Rows from a dataset

··········

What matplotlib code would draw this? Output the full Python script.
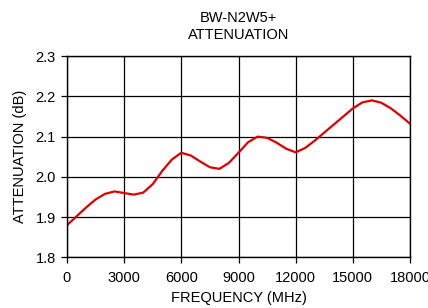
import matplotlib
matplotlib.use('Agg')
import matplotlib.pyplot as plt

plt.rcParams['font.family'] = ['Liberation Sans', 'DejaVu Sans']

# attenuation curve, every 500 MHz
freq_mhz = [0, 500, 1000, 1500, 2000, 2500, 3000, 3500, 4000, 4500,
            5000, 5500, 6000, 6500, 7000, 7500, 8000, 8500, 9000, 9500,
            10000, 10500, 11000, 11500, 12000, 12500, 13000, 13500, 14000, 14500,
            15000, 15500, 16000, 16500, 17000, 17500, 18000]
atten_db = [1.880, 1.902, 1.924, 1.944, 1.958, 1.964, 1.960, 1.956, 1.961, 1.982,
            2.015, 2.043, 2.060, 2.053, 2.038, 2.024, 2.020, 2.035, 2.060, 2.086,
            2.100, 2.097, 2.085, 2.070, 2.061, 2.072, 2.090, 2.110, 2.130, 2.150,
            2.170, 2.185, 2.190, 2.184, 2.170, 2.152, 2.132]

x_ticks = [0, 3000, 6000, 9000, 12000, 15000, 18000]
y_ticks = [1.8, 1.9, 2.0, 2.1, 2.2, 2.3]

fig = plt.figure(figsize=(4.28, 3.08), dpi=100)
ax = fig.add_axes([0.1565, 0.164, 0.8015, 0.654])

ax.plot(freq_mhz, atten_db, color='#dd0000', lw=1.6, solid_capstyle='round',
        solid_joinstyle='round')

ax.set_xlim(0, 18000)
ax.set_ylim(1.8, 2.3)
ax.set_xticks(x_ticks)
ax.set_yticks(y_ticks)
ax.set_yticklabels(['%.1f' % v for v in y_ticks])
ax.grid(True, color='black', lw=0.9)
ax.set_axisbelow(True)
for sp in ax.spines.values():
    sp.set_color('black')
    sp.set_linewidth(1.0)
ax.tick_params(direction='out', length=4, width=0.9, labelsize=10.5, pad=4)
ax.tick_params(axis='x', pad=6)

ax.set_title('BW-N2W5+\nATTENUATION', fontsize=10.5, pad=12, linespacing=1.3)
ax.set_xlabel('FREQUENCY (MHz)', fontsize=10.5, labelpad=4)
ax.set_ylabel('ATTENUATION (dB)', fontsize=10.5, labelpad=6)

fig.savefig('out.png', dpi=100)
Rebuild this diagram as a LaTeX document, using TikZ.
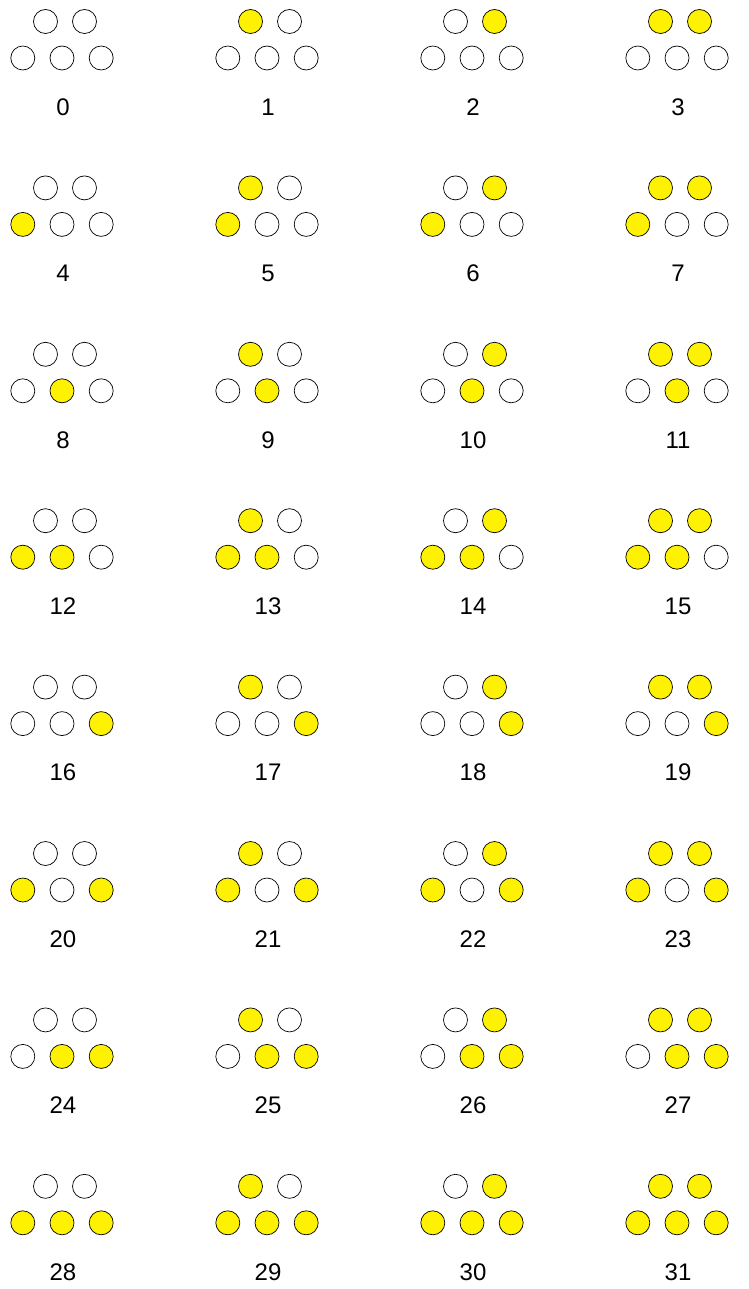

··········

Given exercise.
Output all the records, word for word, with no pictures in the copy.

Expected answer.
What matplotlib code would draw this? Output the full Python script.
import matplotlib
matplotlib.use('Agg')
import matplotlib.pyplot as plt

plt.rcParams['font.family'] = ['Liberation Sans', 'DejaVu Sans']

# attenuation curve, every 500 MHz
freq_mhz = [0, 500, 1000, 1500, 2000, 2500, 3000, 3500, 4000, 4500,
            5000, 5500, 6000, 6500, 7000, 7500, 8000, 8500, 9000, 9500,
            10000, 10500, 11000, 11500, 12000, 12500, 13000, 13500, 14000, 14500,
            15000, 15500, 16000, 16500, 17000, 17500, 18000]
atten_db = [1.880, 1.902, 1.924, 1.944, 1.958, 1.964, 1.960, 1.956, 1.961, 1.982,
            2.015, 2.043, 2.060, 2.053, 2.038, 2.024, 2.020, 2.035, 2.060, 2.086,
            2.100, 2.097, 2.085, 2.070, 2.061, 2.072, 2.090, 2.110, 2.130, 2.150,
            2.170, 2.185, 2.190, 2.184, 2.170, 2.152, 2.132]

x_ticks = [0, 3000, 6000, 9000, 12000, 15000, 18000]
y_ticks = [1.8, 1.9, 2.0, 2.1, 2.2, 2.3]

fig = plt.figure(figsize=(4.28, 3.08), dpi=100)
ax = fig.add_axes([0.1565, 0.164, 0.8015, 0.654])

ax.plot(freq_mhz, atten_db, color='#dd0000', lw=1.6, solid_capstyle='round',
        solid_joinstyle='round')

ax.set_xlim(0, 18000)
ax.set_ylim(1.8, 2.3)
ax.set_xticks(x_ticks)
ax.set_yticks(y_ticks)
ax.set_yticklabels(['%.1f' % v for v in y_ticks])
ax.grid(True, color='black', lw=0.9)
ax.set_axisbelow(True)
for sp in ax.spines.values():
    sp.set_color('black')
    sp.set_linewidth(1.0)
ax.tick_params(direction='out', length=4, width=0.9, labelsize=10.5, pad=4)
ax.tick_params(axis='x', pad=6)

ax.set_title('BW-N2W5+\nATTENUATION', fontsize=10.5, pad=12, linespacing=1.3)
ax.set_xlabel('FREQUENCY (MHz)', fontsize=10.5, labelpad=4)
ax.set_ylabel('ATTENUATION (dB)', fontsize=10.5, labelpad=6)

fig.savefig('out.png', dpi=100)
Rebuild this diagram as a LaTeX document, using TikZ.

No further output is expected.